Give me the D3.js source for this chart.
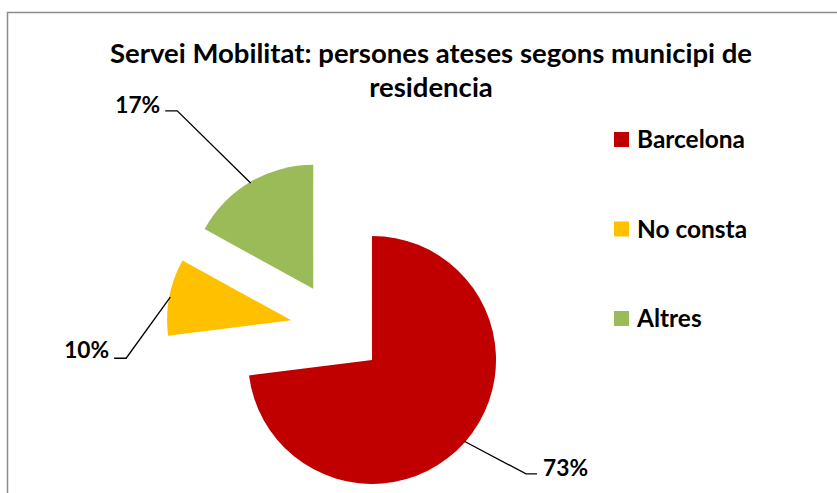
<!DOCTYPE html>
<html>
<head>
<meta charset="utf-8">
<script src="https://cdn.jsdelivr.net/npm/d3@7"></script>
<style>
  body { margin: 0; background: #fff; }
  text { font-family: Lato, "Open Sans", sans-serif; font-weight: 700; fill: #000; }
</style>
</head>
<body>
<script>
// data
const categories = ["Barcelona", "No consta", "Altres"];
const values = [73, 10, 17];
const colors = ["#C00000", "#FFC000", "#9BBB59"];
const titleLines = ["Servei Mobilitat: persones ateses segons municipi de", "residencia"];

// layout
const width = 837, height = 493;
const cx = 337, cy = 329, radius = 124, explode = 46.7;

// label placement relative to each slice apex: elbow, end of leader, text anchor
const labelLayout = [
  {elbow: [154, 114], end: [165, 114], text: [171, 116], anchor: "start"},
  {elbow: [-165, 38], end: [-177, 38], text: [-182, 38], anchor: "end"},
  {elbow: [-136, -178], end: [-148, -178], text: [-153, -176], anchor: "end"}
];

const svg = d3.select("body").append("svg")
    .attr("width", width)
    .attr("height", height);

// chart border
svg.append("rect")
    .attr("x", 7.5).attr("y", 12.5)
    .attr("width", width).attr("height", height)
    .attr("fill", "none")
    .attr("stroke", "#8c8c8c")
    .attr("stroke-width", 1.5);

// resize a text to a given width
function fitWidth(sel, target) {
  const w = sel.node().getComputedTextLength();
  const fs = parseFloat(sel.attr("font-size"));
  sel.attr("font-size", (fs * target / w).toFixed(2));
}

// title
const t1 = svg.append("text")
    .attr("x", 431).attr("y", 63)
    .attr("text-anchor", "middle")
    .attr("font-size", 24)
    .text(titleLines[0]);
fitWidth(t1, 642);
svg.append("text")
    .attr("x", 431).attr("y", 97)
    .attr("text-anchor", "middle")
    .attr("font-size", t1.attr("font-size"))
    .text(titleLines[1]);

// pie
const data = categories.map((c, i) => ({name: c, value: values[i], color: colors[i]}));
const pie = d3.pie().sort(null).value(d => d.value);
const arc = d3.arc().innerRadius(0).outerRadius(radius);
const arcs = pie(data);

const slices = svg.selectAll(".slice")
    .data(arcs)
    .enter()
    .append("g")
    .attr("class", "slice")
    .attr("transform", function(d) {
      const mid = (d.startAngle + d.endAngle) / 2;
      const x = cx + Math.sin(mid) * explode;
      const y = cy - Math.cos(mid) * explode;
      return "translate(" + x + "," + y + ")";
    });

slices.append("path")
    .attr("d", arc)
    .attr("fill", d => d.data.color);

// leader lines and percentage labels
slices.append("polyline")
    .attr("points", function(d, i) {
      const mid = (d.startAngle + d.endAngle) / 2;
      const l = labelLayout[i];
      const p0 = [Math.sin(mid) * (radius - 1), -Math.cos(mid) * (radius - 1)];
      return [p0, l.elbow, l.end].map(p => p.join(",")).join(" ");
    })
    .attr("fill", "none")
    .attr("stroke", "#000")
    .attr("stroke-width", 1.3);

const labels = slices.append("text")
    .attr("x", (d, i) => labelLayout[i].text[0])
    .attr("y", (d, i) => labelLayout[i].text[1])
    .attr("text-anchor", (d, i) => labelLayout[i].anchor)
    .attr("font-size", 21)
    .text(d => d3.format(".0%")(d.data.value / d3.sum(values)));
fitWidth(d3.select(labels.nodes()[0]), 45);
labels.attr("font-size", d3.select(labels.nodes()[0]).attr("font-size"));

// legend
const legend = svg.append("g").attr("transform", "translate(614,132)");
const items = legend.selectAll(".item")
    .data(data)
    .enter()
    .append("g")
    .attr("class", "item")
    .attr("transform", (d, i) => "translate(0," + (i * 89.5) + ")");
items.append("rect")
    .attr("width", 15).attr("height", 15)
    .attr("fill", d => d.color);
const legendText = items.append("text")
    .attr("x", 23).attr("y", 16)
    .attr("font-size", 22)
    .text(d => d.name);
fitWidth(d3.select(legendText.nodes()[0]), 108);
legendText.attr("font-size", d3.select(legendText.nodes()[0]).attr("font-size"));
</script>
</body>
</html>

**Problem to solve**
In the data above, please extract the lines from the first one through the line with "const cx = 337, cy", exactly, and keep pictures out.

**Correct response**
Give me the D3.js source for this chart.
<!DOCTYPE html>
<html>
<head>
<meta charset="utf-8">
<script src="https://cdn.jsdelivr.net/npm/d3@7"></script>
<style>
  body { margin: 0; background: #fff; }
  text { font-family: Lato, "Open Sans", sans-serif; font-weight: 700; fill: #000; }
</style>
</head>
<body>
<script>
// data
const categories = ["Barcelona", "No consta", "Altres"];
const values = [73, 10, 17];
const colors = ["#C00000", "#FFC000", "#9BBB59"];
const titleLines = ["Servei Mobilitat: persones ateses segons municipi de", "residencia"];

// layout
const width = 837, height = 493;
const cx = 337, cy = 329, radius = 124, explode = 46.7;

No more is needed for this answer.